Barton Paul Levenson says
[[Could anyone please tell me, whether or not the electromagnetic field of or around our planet is almost a completely unknown in terms of scientific understanding and measurement ]]
Well, no, it isn’t. The basic principles governing electromagnetic energy were enumerated by James Clerk Maxwell in the 19th century, and we had a good enough understanding of nuclear physics and ionizing radiation in 1945 to build nuclear weapons with it. Satellites have been flying through the ionosphere since 1957, and the database of observations is pretty huge by now.
[[and if the influence of changes in the radiation level of the sun or the universe at large or shifting magnetic poles are part of our ‘global’ climate models?]]
Solar influence is, the rest hasn’t yet been shown to be relevant.
Barton Paul Levenson says
[[Thank you, Ray, for your message 140. I assume what you are actually saying is that you also dont know of any hard measured data, that connects rising CO2 levels with rising temperatures. ]]
Start with John Tyndall’s lab work with carbon dioxide in 1859. Follow the subject through the literature, through the release of the USAF HITRAN database in 1973 and the later HIGHTEMP database to cope with the Venus atmosphere. Read Houghton or Petty for the theoretical basis. Then do the statistical analysis yourself. Either way, you’re dealing with “hard, measured data,” so stop repeating that there isn’t any. It’s a lie.
Barton Paul Levenson says
[[The problem with positive feedback is that more water in the atmosphere means more clouds, higher albedo and thus lower temperatures. I have not seen the detailed calculations as to whether the increase in temperature caused by more water in the atmosphere outweighs the decrease in temperature caused by a higher albedo. ]]
And the reason you haven’t seen them is that you haven’t been reading the relevant peer-reviewed literature. Otherwise you’d know that Richard Lindzen proposed just such a negative feedback many years ago, calling it “the iris effect,” and that it was shot down by satellite data and subsequent research. Here’s an overview:
http://earthobservatory.nasa.gov/Study/Iris/
Jim Eager says
Re: 134 Ray Ladbury: “That’s 7 GT of CO2, so we have to take the carbon (12 g/mole) out of the CO2…”
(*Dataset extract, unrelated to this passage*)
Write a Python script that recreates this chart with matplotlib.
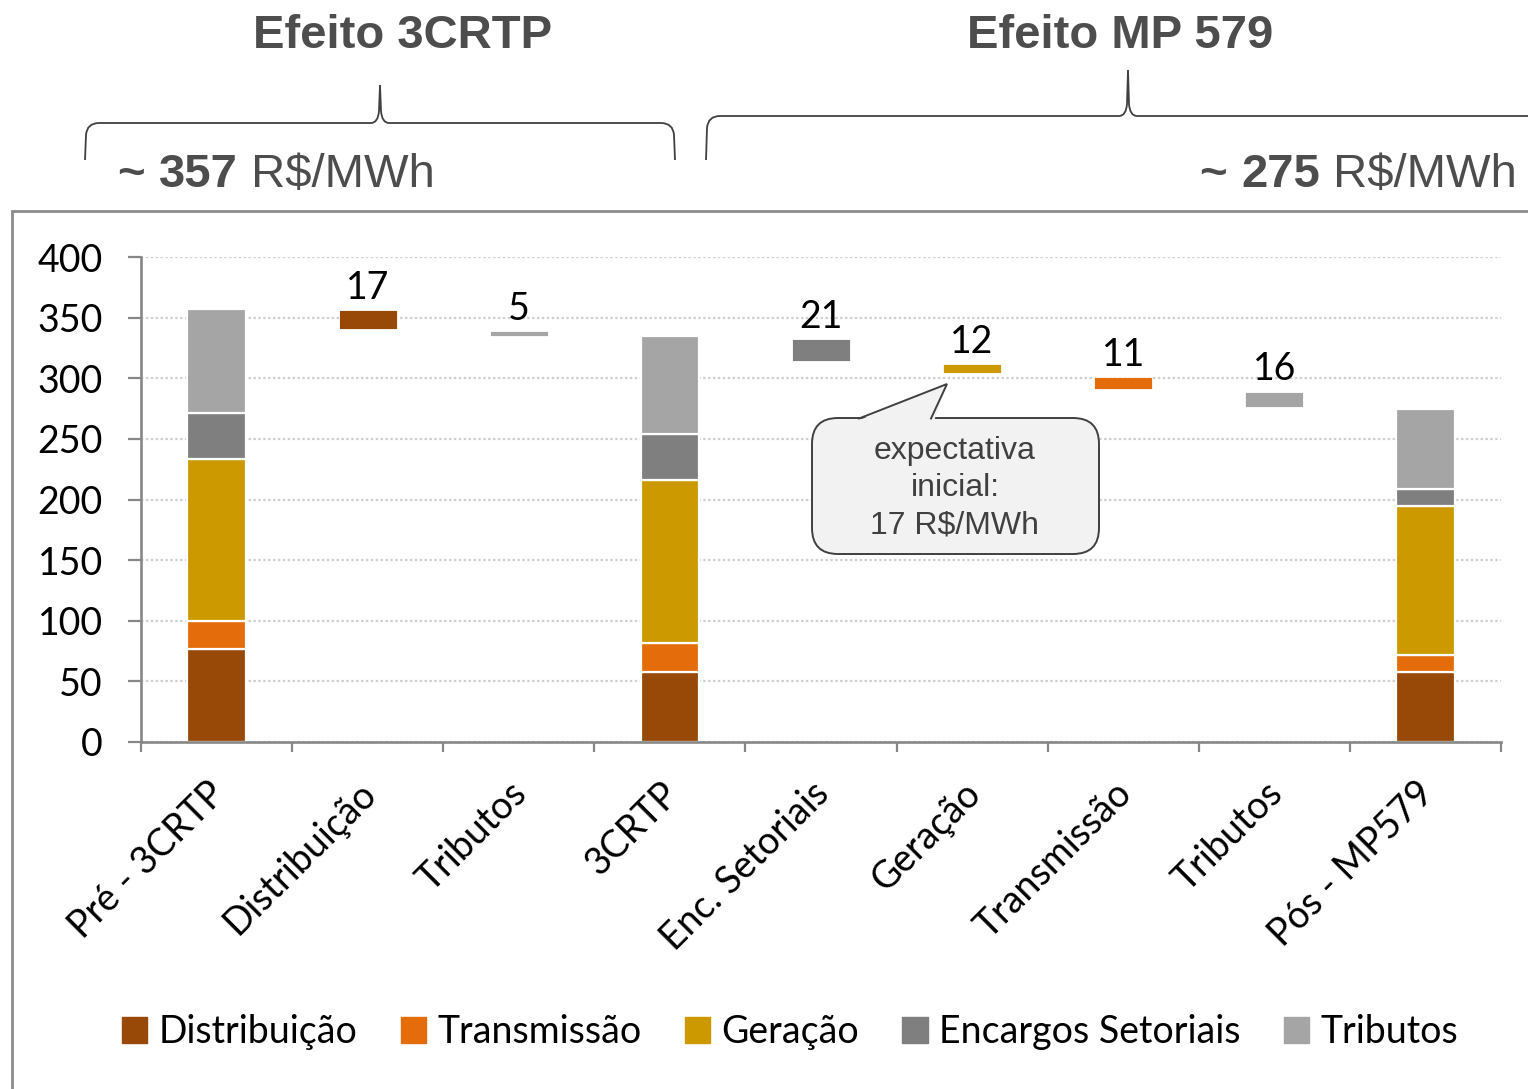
import matplotlib
matplotlib.use("Agg")
import matplotlib.pyplot as plt
from matplotlib.patches import FancyBboxPatch, Polygon, PathPatch, Patch
from matplotlib.path import Path
import matplotlib.transforms as mtransforms

# ---------------- data ----------------
categories = ["Pré - 3CRTP", "Distribuição", "Tributos", "3CRTP", "Enc. Setoriais",
              "Geração", "Transmissão", "Tributos", "Pós - MP579"]
series_names = ["Distribuição", "Transmissão", "Geração", "Encargos Setoriais", "Tributos"]
series_colors = ["#984807", "#E46C0A", "#CC9A00", "#7F7F7F", "#A5A5A5"]

# stacked totals (Distribuição, Transmissão, Geração, Encargos, Tributos)
pre_3crtp = [77, 23, 133, 38, 86]
crtp3 = [58, 24, 134, 38, 81]
pos_mp579 = [58, 14, 123, 14, 66]
stack_cols = [0, 3, 8]

# floating (variation) bars
step_cols = [1, 2, 4, 5, 6, 7]
step_series = [0, 4, 3, 2, 1, 4]
step_labels = [17, 5, 21, 12, 11, 16]
step_low = [341, 335, 314, 304, 291, 276]
step_high = [356, 339, 332, 312, 301, 289]

yticks = [0, 50, 100, 150, 200, 250, 300, 350, 400]

W, H = 1528, 1089
FONT = "Lato"
ARIAL = "Liberation Sans"

fig = plt.figure(figsize=(W / 100, H / 100), dpi=100)
fig.patch.set_facecolor("white")

ax = fig.add_axes([141 / W, 1 - 742 / H, (1501 - 141) / W, (742 - 257) / H])
ax.set_xlim(-0.5, 8.5)
ax.set_ylim(0, 400)
ax.set_axisbelow(True)

bw = 0.385
for col, vals in zip(stack_cols, [pre_3crtp, crtp3, pos_mp579]):
    bottom = 0
    for v, c in zip(vals, series_colors):
        ax.bar(col, v, bottom=bottom, width=bw, color=c, edgecolor="white", linewidth=1.6, zorder=2)
        bottom += v

for col, s, lab, lo, hi in zip(step_cols, step_series, step_labels, step_low, step_high):
    ax.bar(col, hi - lo, bottom=lo, width=bw, color=series_colors[s], edgecolor="white",
           linewidth=0.6, zorder=2)
    ax.annotate(str(lab), xy=(col, hi), xytext=(0, 8), textcoords="offset points",
                ha="center", va="baseline", fontsize=27, family=FONT, color="black")

# axes styling
gray = "#878787"
for sp in ["top", "right"]:
    ax.spines[sp].set_visible(False)
for sp in ["left", "bottom"]:
    ax.spines[sp].set_color(gray)
    ax.spines[sp].set_linewidth(1.9)
ax.set_yticks(yticks)
ax.set_yticklabels([str(t) for t in yticks], fontsize=27, family=FONT)
ax.tick_params(axis="y", direction="out", length=9.5, width=1.6, color=gray, pad=18)
ax.yaxis.grid(True, color="#d0d0d0", linestyle=(0, (1.1, 1.1)), linewidth=1.6)

ax.set_xticks([i - 0.5 for i in range(len(categories) + 1)])
ax.set_xticklabels([])
ax.tick_params(axis="x", direction="out", length=7.5, width=1.6, color=gray)

lab_tr = mtransforms.blended_transform_factory(ax.transData, ax.transAxes) + \
    mtransforms.ScaledTranslation(-10 / 100, -33 / 100, fig.dpi_scale_trans)
for i, cat in enumerate(categories):
    ax.text(i, 0, cat, transform=lab_tr, rotation=45, rotation_mode="anchor",
            ha="right", va="top", fontsize=27, family=FONT, color="black")

# legend
handles = [Patch(facecolor=c, edgecolor=c, linewidth=1) for c in series_colors]
fig.legend(handles, series_names, loc="center", bbox_to_anchor=(790 / W, 1 - 1032 / H),
           ncol=5, frameon=False, prop={"family": FONT, "size": 27},
           handlelength=0.68, handleheight=0.68, handletextpad=0.3, columnspacing=1.15,
           borderaxespad=0, borderpad=0)

# ---------------- overlay (pixel coordinates) ----------------
ov = fig.add_axes([0, 0, 1, 1])
ov.set_xlim(0, W)
ov.set_ylim(H, 0)
ov.axis("off")
ov.patch.set_alpha(0)

# frame
ov.plot([12, 12, W + 5], [H + 5, 211, 211], color="#8c8c8c", lw=2.0, clip_on=False,
        solid_joinstyle="miter")

# braces
def brace(x0, x1, xt, y_h, y_end, y_tip):
    verts = [(x0, y_end), (x0 + 1, y_h + 12), (x0 + 2, y_h), (x0 + 14, y_h),
             (xt - 9, y_h), (xt - 2, y_h), (xt - 1, y_h - 12), (xt, y_tip),
             (xt + 1, y_h - 12), (xt + 2, y_h), (xt + 9, y_h),
             (x1 - 14, y_h), (x1 - 2, y_h), (x1 - 1, y_h + 12), (x1, y_end)]
    codes = [Path.MOVETO, Path.LINETO, Path.CURVE3, Path.CURVE3,
             Path.LINETO, Path.CURVE3, Path.CURVE3, Path.LINETO,
             Path.LINETO, Path.CURVE3, Path.CURVE3,
             Path.LINETO, Path.CURVE3, Path.CURVE3, Path.LINETO]
    return Path(verts, codes)

ov.add_patch(PathPatch(brace(85, 675, 380, 123, 160, 85), fc="none", ec="#404040", lw=1.3))
ov.add_patch(PathPatch(brace(706, 1560, 1128, 116, 160, 70), fc="none", ec="#404040", lw=1.3,
                       clip_on=False))

hcol = "#4d4d4d"
ov.text(403, 36, "Efeito 3CRTP", ha="center", va="center", fontsize=34, fontweight="bold",
        family=ARIAL, color=hcol)
ov.text(1120, 36, "Efeito MP 579", ha="center", va="center", fontsize=34, fontweight="bold",
        family=ARIAL, color=hcol)

sub = 34
t1 = ov.text(118, 187, "~ ", ha="left", va="baseline", fontsize=sub, fontweight="bold",
             family=ARIAL, color=hcol)
t2 = ov.annotate("357", xy=(1, 0), xycoords=t1, ha="left", va="bottom", fontsize=sub,
                 fontweight="bold", family=ARIAL, color=hcol)
ov.annotate(" R$/MWh", xy=(1, 0), xycoords=t2, ha="left", va="bottom", fontsize=sub,
            family=ARIAL, color=hcol)

r1 = ov.text(1517, 187, " R$/MWh", ha="right", va="baseline", fontsize=sub, family=ARIAL, color=hcol)
r2 = ov.annotate("275", xy=(0, 0), xycoords=r1, ha="right", va="bottom", fontsize=sub,
                 fontweight="bold", family=ARIAL, color=hcol)
ov.annotate("~ ", xy=(0, 0), xycoords=r2, ha="right", va="bottom", fontsize=sub,
            fontweight="bold", family=ARIAL, color=hcol)

# callout
ov.add_patch(FancyBboxPatch((812, 418), 287, 136, boxstyle="round,pad=0,rounding_size=26",
                            fc="#f2f2f2", ec="#404040", lw=1.4, zorder=5))
ov.add_patch(Polygon([(857, 421), (947, 384), (934, 421)], closed=True, fc="#f2f2f2",
                     ec="none", zorder=6))
ov.plot([859, 947, 931], [418.5, 384, 418.5], color="#404040", lw=1.4, zorder=7,
        solid_joinstyle="miter")
ov.text(955, 488, "expectativa\ninicial:\n17 R$/MWh", ha="center", va="center", fontsize=23,
        family=ARIAL, color="#404040", linespacing=1.32, zorder=8)

fig.savefig("out.png", dpi=100, facecolor="white")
It’s my understanding that per year emissions are around 7Gt of carbon, or around 25.7 Gt of CO2, no?
Aaron Lewis says
RE 132, 147
When I worked for a Big Agency, we were designing stuff to last thousands of years. In 1980 the baseline climate changed, so the projected engineering requirements changed. The same thing happend in 1990 and 2000. A couple of years of good weather or bad weather could dramatically change the engineering requirments for a structure that was supposed to last many 10s of thousands of years. It is stupid! But it goes back into the dawn of engineering – long before they knew about climate change. Oh, yes, and we were on a flood plain that had seen cataclysmic floods (Missoula Floods) in the past. But, since it had not flooded in the 3 decades that were used for our climate baseline, there were no flood issues in our engineering requirements.
The guy in charge of our climate requirements was an engineering geologist. The moderaters of this forum may consider that the ultimate slur, and censor this comment, but it is nothing more than the truth.
climate skeptic? says
Thanks for your answers. I’m not a hardline skeptic, and definitely not a skeptic for the sake of being contrarian. I’m just undecided. Involved a bit in politics and so on, so I am wondering what I should think of this question. So I am asking myself whether to be a skeptic or not, and why.
One thing I still wonder about is this aerosol theory. China in the past 10 years have been putting more sulphate into the atmosphere than anyone ever before in the history of mankind. And atmosphere doesn’t care it’s not per capita. As a result we should be witnessing a significant local cooling trend in Asia (at least a relative trend compared to the rest of the world). Have scientists been able to prove this statistically? If not, then it does pose some serious questions I’d think. Tried to seek data, but couldn’t find anything conclusive. Another question was about the 1945-1970 cooling cycle. Does the data prove significant global disparity, i.e. USA, Japan and Europe were relatively cooler than the rest of the world? Couldn’t find an answer to that either.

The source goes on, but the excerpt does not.